Par ailleurs, il faut dire que les constructions de logements sont a un niveau très bas en Angleterre (140.000 unités en 2013), soit plus de deux fois moins qu'en France, et que pour ne rien arranger, la construction chute depuis deux trimestres outre-manche. Ce secteur souffre notamment du fait qu'il est interdit de construire sur les couronnes vertes qui bordent les grandes villes anglaises. De fait, celles-ci limitent le périmètre des métropoles anglaises, comme c'est le cas pour le Greater London.

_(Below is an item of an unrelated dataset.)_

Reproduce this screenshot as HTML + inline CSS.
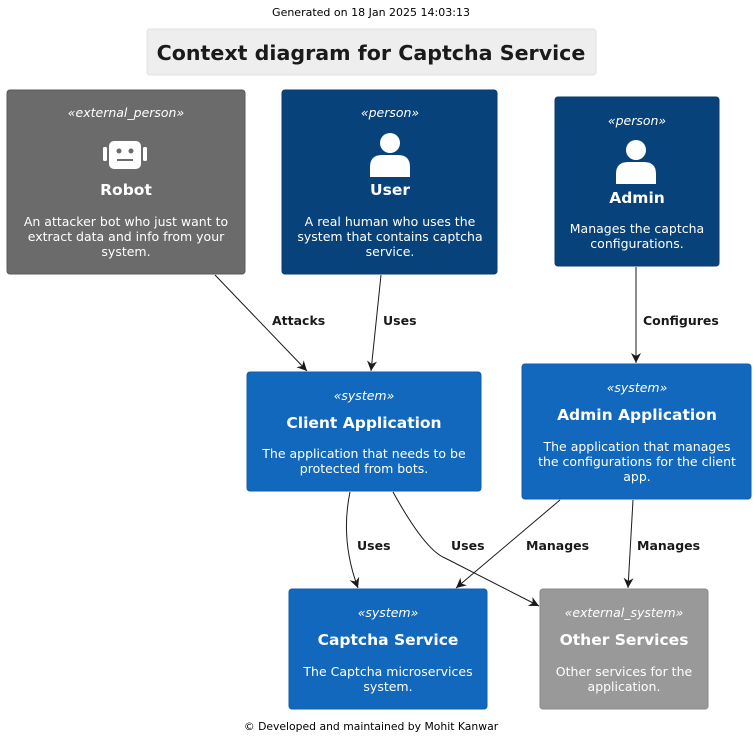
<!DOCTYPE html>
<html><head><meta charset="utf-8"><style>
html,body{margin:0;padding:0;background:#fff}
svg{display:block}
text{font-family:"DejaVu Sans","Liberation Sans",sans-serif}
.st{font-size:12.5px;font-style:italic;fill:#fff}
.nm{font-size:15.5px;font-weight:bold;fill:#fff}
.ds{font-size:12.5px;fill:#fff}
.lb{font-size:12.5px;font-weight:bold;fill:#1a1a1a}
.ln{stroke:#1a1a1a;stroke-width:1;fill:none}
</style></head><body>
<svg width="756" height="744" viewBox="0 0 756 744" xmlns="http://www.w3.org/2000/svg">
<defs><marker id="a" viewBox="0 0 10 10" refX="10" refY="5" markerWidth="10" markerHeight="10" orient="auto" markerUnits="userSpaceOnUse"><path d="M0,0 L10,5 L0,10 L3,5 z" fill="#1a1a1a"/></marker></defs>
<text x="371" y="16" text-anchor="middle" font-size="11" fill="#000">Generated on 18 Jan 2025  14:03:13</text>
<rect x="147" y="29" width="449" height="46" rx="3" fill="#eeeeee" stroke="#e2e2e2"/>
<text x="371" y="60" text-anchor="middle" font-size="20.6" font-weight="bold" fill="#1a1a1a">Context diagram for Captcha Service</text>

<rect x="7" y="90" width="238" height="184" rx="3" fill="#6b6b6b" stroke="#5a5a5a"/>
<text class="st" x="126" y="117" text-anchor="middle">«external_person»</text>
<rect x="109" y="141" width="32" height="28" rx="5" fill="#fff"/>
<rect x="103" y="147" width="4" height="14" rx="1.5" fill="#fff"/>
<rect x="143" y="147" width="4" height="14" rx="1.5" fill="#fff"/>
<circle cx="119" cy="151" r="2.5" fill="#6b6b6b"/><circle cx="131" cy="151" r="2.5" fill="#6b6b6b"/>
<rect x="117" y="159" width="16" height="2" fill="#6b6b6b"/>
<text class="nm" x="126" y="195" text-anchor="middle">Robot</text>
<text class="ds" x="126" y="226" text-anchor="middle">An attacker bot who just want to</text>
<text class="ds" x="126" y="241" text-anchor="middle">extract data and info from your</text>
<text class="ds" x="126" y="256" text-anchor="middle">system.</text>

<rect x="282" y="90" width="215" height="184" rx="3" fill="#08427b" stroke="#073b6f"/>
<text class="st" x="390" y="117" text-anchor="middle">«person»</text>
<circle cx="390" cy="143" r="10" fill="#fff"/>
<path d="M370,177 L370,167 Q370,155 382,155 L398,155 Q410,155 410,167 L410,177 Z" fill="#fff"/>
<text class="nm" x="390" y="195" text-anchor="middle">User</text>
<text class="ds" x="390" y="226" text-anchor="middle">A real human who uses the</text>
<text class="ds" x="390" y="241" text-anchor="middle">system that contains captcha</text>
<text class="ds" x="390" y="256" text-anchor="middle">service.</text>

<rect x="555" y="97" width="164" height="169" rx="3" fill="#08427b" stroke="#073b6f"/>
<text class="st" x="637" y="125" text-anchor="middle">«person»</text>
<circle cx="636" cy="150" r="10" fill="#fff"/>
<path d="M616,184 L616,174 Q616,162 628,162 L644,162 Q656,162 656,174 L656,184 Z" fill="#fff"/>
<text class="nm" x="637" y="203" text-anchor="middle">Admin</text>
<text class="ds" x="637" y="233" text-anchor="middle">Manages the captcha</text>
<text class="ds" x="637" y="248" text-anchor="middle">configurations.</text>

<rect x="247" y="372" width="234" height="119" rx="3" fill="#1168bd" stroke="#0f5eaa"/>
<text class="st" x="364" y="400" text-anchor="middle">«system»</text>
<text class="nm" x="364" y="428" text-anchor="middle">Client Application</text>
<text class="ds" x="364" y="458" text-anchor="middle">The application that needs to be</text>
<text class="ds" x="364" y="473" text-anchor="middle">protected from bots.</text>

<rect x="522" y="364" width="229" height="135" rx="3" fill="#1168bd" stroke="#0f5eaa"/>
<text class="st" x="637" y="392" text-anchor="middle">«system»</text>
<text class="nm" x="637" y="420" text-anchor="middle">Admin Application</text>
<text class="ds" x="637" y="451" text-anchor="middle">The application that manages</text>
<text class="ds" x="637" y="466" text-anchor="middle">the configurations for the client</text>
<text class="ds" x="637" y="481" text-anchor="middle">app.</text>

<rect x="289" y="589" width="198" height="120" rx="3" fill="#1168bd" stroke="#0f5eaa"/>
<text class="st" x="388" y="617" text-anchor="middle">«system»</text>
<text class="nm" x="388" y="645" text-anchor="middle">Captcha Service</text>
<text class="ds" x="388" y="676" text-anchor="middle">The Captcha microservices</text>
<text class="ds" x="388" y="691" text-anchor="middle">system.</text>

<rect x="540" y="589" width="168" height="120" rx="3" fill="#999999" stroke="#8a8a8a"/>
<text class="st" x="624" y="617" text-anchor="middle">«external_system»</text>
<text class="nm" x="624" y="645" text-anchor="middle">Other Services</text>
<text class="ds" x="624" y="676" text-anchor="middle">Other services for the</text>
<text class="ds" x="624" y="691" text-anchor="middle">application.</text>

<path class="ln" d="M215,275 L307,371" marker-end="url(#a)"/>
<text class="lb" x="272" y="325">Attacks</text>
<path class="ln" d="M381,275 L371,371" marker-end="url(#a)"/>
<text class="lb" x="383" y="325">Uses</text>
<path class="ln" d="M636,267 L636,363" marker-end="url(#a)"/>
<text class="lb" x="643" y="325">Configures</text>
<path class="ln" d="M350,492 Q340,540 358,588" marker-end="url(#a)"/>
<text class="lb" x="357" y="550">Uses</text>
<path class="ln" d="M393,492 Q425,550 445,558 L539,606" marker-end="url(#a)"/>
<text class="lb" x="451" y="550">Uses</text>
<path class="ln" d="M560,500 L456,588" marker-end="url(#a)"/>
<text class="lb" x="526" y="550">Manages</text>
<path class="ln" d="M633,500 L628,588" marker-end="url(#a)"/>
<text class="lb" x="637" y="550">Manages</text>

<text x="371" y="730" text-anchor="middle" font-size="10.8" fill="#000">© Developed and maintained by Mohit Kanwar</text>
</svg>
</body></html>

Elles empêchent l'étalement urbain, ce qui fait pression sur les prix.

Londres plus attractive, mais à quel prix ?

Du reste, l'attractivité de Londres à l'international demeure supérieure à celle de Paris, ce qui participe aussi à tirer les prix de l'immobilier vers le haut.

Ce surplus d'attractivité tient d'abord à une raison simple : la langue. L'anglais permet à Londres d'attirer un nombre d'étrangers bien supérieur, ce qui en fait une ville incroyablement cosmopolite. Ensuite, le cadre fiscal est plus favorable pour les non-résidents à Londres qu'à Paris. Les acquéreurs étrangers représentent désormais 50% du total des nouveaux acheteurs sur le territoire du Grand Londres, contre seulement 7% sur ce qui sera considéré comme le périmètre du Grand Paris, d'après la Fnaim. Cette part croissante d'acquéreurs étrangers à Londres est aussi la preuve de son embourgeoisement. A cause de la folle hausse des prix, les habitants historiques sont obligés de déserter le centre-ville de Londres.

A moins d'avoir des revenus très confortables, il est désormais très difficile d'habiter seul dans un appartement de la capitale anglaise. Peu de petites surfaces sont proposées à la location, trop chères pour les locataires et pas assez rentables pour les propriétaires bailleurs. Résultat, la colocation se développe. Londres comprend ainsi à elle seule plus du tiers des colocations en Europe ! Une situation davantage contrainte que voulue par un mode de vie spécifique.

Bref, si le Grand Paris prend exemple sur le modèle du Greater London, il ne faudra pas s'attendre à ce que les prix du logement baissent, ou même augmentent raisonnablement.